= Given problem =
Exactly the lines from the one with "What Bokeh code" through the one with "from bokeh.resources import INLINE" should be returned, both ends included and nothing else. Omit any pictures.

= Entries shown =
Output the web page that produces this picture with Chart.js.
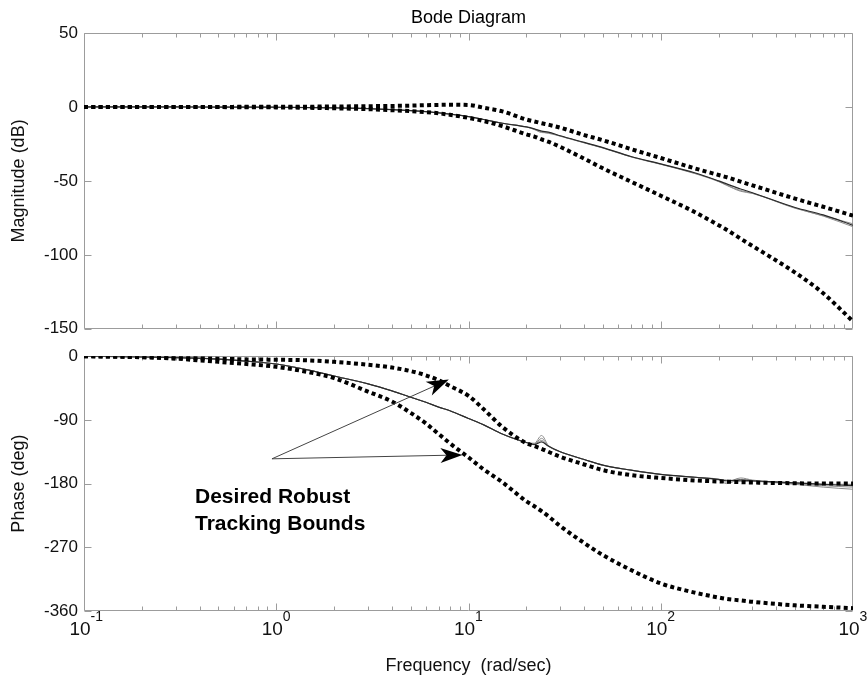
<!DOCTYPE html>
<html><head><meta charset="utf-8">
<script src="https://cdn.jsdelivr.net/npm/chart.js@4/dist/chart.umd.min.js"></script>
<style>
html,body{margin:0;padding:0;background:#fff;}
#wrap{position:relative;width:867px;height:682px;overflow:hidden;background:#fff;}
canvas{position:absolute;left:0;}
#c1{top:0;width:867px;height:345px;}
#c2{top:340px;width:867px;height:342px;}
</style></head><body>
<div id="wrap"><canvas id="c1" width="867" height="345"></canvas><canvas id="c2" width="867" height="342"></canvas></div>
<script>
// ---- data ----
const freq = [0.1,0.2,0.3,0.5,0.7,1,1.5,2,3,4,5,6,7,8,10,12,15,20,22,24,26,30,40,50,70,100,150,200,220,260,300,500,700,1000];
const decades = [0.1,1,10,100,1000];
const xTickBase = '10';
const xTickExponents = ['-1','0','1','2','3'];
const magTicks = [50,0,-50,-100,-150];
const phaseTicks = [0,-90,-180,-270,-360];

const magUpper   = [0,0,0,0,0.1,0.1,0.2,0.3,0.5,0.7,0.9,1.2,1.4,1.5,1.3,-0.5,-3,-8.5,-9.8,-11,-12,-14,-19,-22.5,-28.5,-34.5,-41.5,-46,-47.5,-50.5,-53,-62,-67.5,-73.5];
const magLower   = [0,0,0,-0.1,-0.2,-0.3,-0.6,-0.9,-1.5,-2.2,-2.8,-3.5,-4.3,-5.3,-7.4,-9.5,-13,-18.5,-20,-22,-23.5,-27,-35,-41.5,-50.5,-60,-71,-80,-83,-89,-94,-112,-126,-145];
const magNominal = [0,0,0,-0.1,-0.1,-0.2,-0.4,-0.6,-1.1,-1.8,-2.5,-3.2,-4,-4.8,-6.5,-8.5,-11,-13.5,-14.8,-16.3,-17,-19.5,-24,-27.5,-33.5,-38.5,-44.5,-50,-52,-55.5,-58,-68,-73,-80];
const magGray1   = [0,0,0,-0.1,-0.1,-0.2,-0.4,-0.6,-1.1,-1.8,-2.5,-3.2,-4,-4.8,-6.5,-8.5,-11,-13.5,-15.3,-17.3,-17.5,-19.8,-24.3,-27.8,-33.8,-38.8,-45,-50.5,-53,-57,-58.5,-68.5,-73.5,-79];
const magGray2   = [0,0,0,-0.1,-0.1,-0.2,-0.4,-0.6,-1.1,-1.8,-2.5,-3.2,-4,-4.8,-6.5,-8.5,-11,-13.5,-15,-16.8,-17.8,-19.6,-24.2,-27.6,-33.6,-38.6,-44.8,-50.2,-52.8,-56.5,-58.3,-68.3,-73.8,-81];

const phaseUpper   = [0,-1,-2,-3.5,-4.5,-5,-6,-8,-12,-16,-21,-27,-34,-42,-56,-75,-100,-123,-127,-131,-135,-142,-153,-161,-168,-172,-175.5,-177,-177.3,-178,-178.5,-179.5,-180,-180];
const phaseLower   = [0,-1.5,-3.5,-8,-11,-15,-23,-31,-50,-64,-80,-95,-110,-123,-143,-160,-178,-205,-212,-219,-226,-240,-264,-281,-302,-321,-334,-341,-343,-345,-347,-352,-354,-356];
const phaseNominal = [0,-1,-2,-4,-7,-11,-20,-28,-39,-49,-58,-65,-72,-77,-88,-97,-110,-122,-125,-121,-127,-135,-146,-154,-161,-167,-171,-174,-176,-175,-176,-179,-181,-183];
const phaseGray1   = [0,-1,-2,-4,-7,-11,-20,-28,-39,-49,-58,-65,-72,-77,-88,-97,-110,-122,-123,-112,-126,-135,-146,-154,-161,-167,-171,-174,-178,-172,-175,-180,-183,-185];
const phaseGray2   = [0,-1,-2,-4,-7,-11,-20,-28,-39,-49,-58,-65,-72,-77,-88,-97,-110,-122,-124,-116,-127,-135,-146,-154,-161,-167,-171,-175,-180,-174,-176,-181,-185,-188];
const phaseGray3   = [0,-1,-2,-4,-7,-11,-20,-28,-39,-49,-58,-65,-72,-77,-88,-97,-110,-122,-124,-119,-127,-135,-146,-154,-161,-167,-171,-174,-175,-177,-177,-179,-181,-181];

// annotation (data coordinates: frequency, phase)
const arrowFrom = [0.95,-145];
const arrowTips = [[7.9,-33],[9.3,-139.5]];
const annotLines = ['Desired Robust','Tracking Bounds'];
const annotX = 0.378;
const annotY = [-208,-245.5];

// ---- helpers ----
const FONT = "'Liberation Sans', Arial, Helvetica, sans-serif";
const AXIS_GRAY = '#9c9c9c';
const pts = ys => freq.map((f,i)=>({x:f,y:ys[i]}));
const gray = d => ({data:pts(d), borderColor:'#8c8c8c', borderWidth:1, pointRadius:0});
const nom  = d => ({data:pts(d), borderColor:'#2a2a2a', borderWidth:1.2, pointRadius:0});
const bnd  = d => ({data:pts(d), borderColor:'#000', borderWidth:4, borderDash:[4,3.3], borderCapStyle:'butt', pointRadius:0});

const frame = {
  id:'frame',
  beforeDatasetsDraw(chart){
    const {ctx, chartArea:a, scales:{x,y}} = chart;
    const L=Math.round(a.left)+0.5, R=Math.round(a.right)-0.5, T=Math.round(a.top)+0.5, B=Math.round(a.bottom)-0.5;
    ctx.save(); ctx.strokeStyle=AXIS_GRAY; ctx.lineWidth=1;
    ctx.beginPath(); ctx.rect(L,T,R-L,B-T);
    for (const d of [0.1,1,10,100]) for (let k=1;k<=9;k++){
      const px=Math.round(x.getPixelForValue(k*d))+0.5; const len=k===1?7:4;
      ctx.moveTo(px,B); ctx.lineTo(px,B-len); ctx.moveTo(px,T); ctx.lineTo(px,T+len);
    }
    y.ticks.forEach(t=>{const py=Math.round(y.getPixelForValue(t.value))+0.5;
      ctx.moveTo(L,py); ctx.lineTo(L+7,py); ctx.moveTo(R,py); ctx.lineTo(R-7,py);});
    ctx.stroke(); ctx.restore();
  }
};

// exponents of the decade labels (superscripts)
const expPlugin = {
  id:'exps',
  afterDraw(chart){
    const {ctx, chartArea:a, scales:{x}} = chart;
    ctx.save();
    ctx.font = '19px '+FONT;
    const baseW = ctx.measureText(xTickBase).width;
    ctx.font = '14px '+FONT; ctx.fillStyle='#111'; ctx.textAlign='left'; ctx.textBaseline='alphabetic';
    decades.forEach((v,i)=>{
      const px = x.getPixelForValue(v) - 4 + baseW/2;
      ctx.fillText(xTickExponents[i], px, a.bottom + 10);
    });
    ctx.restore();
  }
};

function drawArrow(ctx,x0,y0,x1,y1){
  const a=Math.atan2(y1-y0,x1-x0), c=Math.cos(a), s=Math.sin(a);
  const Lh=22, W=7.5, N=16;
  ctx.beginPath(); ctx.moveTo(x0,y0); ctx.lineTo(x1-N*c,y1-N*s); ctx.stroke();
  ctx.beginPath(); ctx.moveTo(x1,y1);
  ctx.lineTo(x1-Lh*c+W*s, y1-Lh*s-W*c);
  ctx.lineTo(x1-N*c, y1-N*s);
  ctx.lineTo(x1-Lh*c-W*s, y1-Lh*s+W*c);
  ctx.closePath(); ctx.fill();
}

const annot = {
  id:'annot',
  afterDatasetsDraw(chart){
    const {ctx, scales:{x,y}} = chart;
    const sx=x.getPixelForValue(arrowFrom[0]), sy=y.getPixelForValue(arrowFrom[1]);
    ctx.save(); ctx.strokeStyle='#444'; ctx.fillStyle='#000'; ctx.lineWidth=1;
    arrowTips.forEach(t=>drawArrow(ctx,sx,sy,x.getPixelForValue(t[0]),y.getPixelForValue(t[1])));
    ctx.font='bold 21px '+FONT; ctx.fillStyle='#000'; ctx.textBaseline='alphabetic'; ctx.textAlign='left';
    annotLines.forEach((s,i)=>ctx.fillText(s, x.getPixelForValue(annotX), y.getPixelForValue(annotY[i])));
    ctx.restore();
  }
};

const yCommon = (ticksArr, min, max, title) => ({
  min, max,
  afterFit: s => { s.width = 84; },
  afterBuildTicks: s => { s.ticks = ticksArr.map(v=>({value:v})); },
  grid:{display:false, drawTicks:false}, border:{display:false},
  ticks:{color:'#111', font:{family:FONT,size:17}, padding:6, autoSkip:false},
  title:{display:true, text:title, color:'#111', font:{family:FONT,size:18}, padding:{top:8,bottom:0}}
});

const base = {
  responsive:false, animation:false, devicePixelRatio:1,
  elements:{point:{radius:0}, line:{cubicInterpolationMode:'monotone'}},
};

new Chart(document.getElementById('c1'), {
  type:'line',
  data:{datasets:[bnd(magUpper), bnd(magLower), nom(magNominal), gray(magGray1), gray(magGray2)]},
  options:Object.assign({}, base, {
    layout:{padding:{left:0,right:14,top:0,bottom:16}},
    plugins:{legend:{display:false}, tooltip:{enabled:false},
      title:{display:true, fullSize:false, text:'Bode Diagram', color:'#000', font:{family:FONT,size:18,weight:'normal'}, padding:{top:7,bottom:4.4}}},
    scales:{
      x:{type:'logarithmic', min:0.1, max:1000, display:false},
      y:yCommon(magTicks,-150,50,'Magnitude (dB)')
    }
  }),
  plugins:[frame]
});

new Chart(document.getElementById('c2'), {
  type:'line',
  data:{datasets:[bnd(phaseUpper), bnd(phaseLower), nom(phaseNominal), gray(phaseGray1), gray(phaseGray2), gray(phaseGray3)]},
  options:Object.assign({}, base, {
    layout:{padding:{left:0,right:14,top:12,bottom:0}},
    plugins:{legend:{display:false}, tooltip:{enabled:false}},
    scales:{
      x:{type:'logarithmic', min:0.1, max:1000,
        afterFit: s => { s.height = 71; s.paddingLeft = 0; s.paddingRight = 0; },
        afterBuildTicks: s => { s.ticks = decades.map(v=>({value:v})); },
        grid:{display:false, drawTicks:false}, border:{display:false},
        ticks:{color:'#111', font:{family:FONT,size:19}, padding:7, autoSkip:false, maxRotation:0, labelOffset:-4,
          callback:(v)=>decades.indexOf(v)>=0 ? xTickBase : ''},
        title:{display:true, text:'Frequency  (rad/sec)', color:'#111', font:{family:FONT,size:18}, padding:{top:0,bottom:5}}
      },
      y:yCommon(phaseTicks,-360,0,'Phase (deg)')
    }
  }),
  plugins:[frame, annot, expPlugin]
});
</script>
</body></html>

...

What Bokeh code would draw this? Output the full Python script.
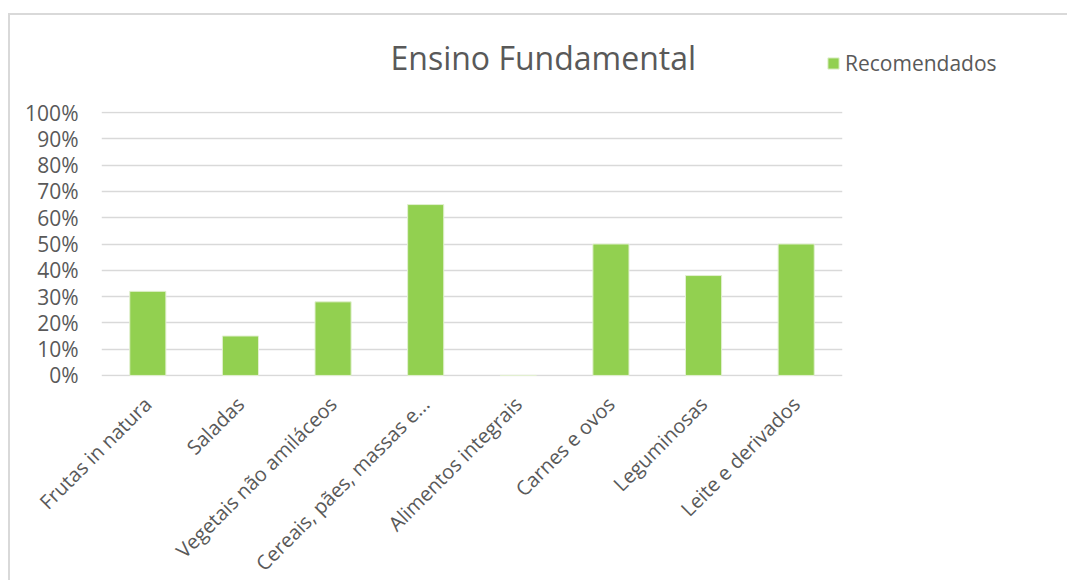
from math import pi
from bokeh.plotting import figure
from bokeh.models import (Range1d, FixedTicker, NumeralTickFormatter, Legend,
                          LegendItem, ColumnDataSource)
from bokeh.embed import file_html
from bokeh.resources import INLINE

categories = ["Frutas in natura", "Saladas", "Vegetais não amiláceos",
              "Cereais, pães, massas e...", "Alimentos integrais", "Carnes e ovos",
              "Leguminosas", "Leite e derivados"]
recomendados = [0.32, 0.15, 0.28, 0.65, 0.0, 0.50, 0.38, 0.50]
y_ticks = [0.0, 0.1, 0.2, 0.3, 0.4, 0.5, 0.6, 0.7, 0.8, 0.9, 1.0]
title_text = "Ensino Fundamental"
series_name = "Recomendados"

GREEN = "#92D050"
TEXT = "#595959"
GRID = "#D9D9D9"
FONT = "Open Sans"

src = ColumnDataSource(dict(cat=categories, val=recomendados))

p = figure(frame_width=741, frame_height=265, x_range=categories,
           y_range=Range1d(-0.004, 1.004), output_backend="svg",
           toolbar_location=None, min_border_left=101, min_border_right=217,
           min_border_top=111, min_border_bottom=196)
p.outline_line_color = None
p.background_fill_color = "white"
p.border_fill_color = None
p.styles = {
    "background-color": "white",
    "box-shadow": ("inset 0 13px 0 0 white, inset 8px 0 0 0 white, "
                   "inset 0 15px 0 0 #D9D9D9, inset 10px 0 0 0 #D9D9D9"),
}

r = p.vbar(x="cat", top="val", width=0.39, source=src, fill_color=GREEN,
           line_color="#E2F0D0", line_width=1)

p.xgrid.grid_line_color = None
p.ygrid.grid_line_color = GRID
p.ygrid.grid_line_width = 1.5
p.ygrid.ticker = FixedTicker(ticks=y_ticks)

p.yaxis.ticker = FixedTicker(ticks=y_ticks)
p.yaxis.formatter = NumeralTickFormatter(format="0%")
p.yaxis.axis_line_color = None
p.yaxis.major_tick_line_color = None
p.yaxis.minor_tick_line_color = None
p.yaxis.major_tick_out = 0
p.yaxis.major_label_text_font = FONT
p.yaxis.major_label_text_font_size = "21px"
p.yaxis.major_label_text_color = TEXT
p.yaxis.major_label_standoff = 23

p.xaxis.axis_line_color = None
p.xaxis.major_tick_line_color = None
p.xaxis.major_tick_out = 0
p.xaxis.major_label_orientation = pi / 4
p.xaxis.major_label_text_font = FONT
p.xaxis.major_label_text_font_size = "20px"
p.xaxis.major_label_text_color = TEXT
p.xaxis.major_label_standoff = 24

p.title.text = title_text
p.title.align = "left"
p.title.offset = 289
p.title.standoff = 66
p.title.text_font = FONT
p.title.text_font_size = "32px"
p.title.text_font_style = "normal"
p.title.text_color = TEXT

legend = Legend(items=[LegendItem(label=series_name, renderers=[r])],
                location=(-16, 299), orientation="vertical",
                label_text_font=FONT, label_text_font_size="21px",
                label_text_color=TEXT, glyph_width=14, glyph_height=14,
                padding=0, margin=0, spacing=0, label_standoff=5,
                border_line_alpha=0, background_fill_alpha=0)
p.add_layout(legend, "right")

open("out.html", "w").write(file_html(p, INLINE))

= Final answer =
What Bokeh code would draw this? Output the full Python script.
from math import pi
from bokeh.plotting import figure
from bokeh.models import (Range1d, FixedTicker, NumeralTickFormatter, Legend,
                          LegendItem, ColumnDataSource)
from bokeh.embed import file_html
from bokeh.resources import INLINE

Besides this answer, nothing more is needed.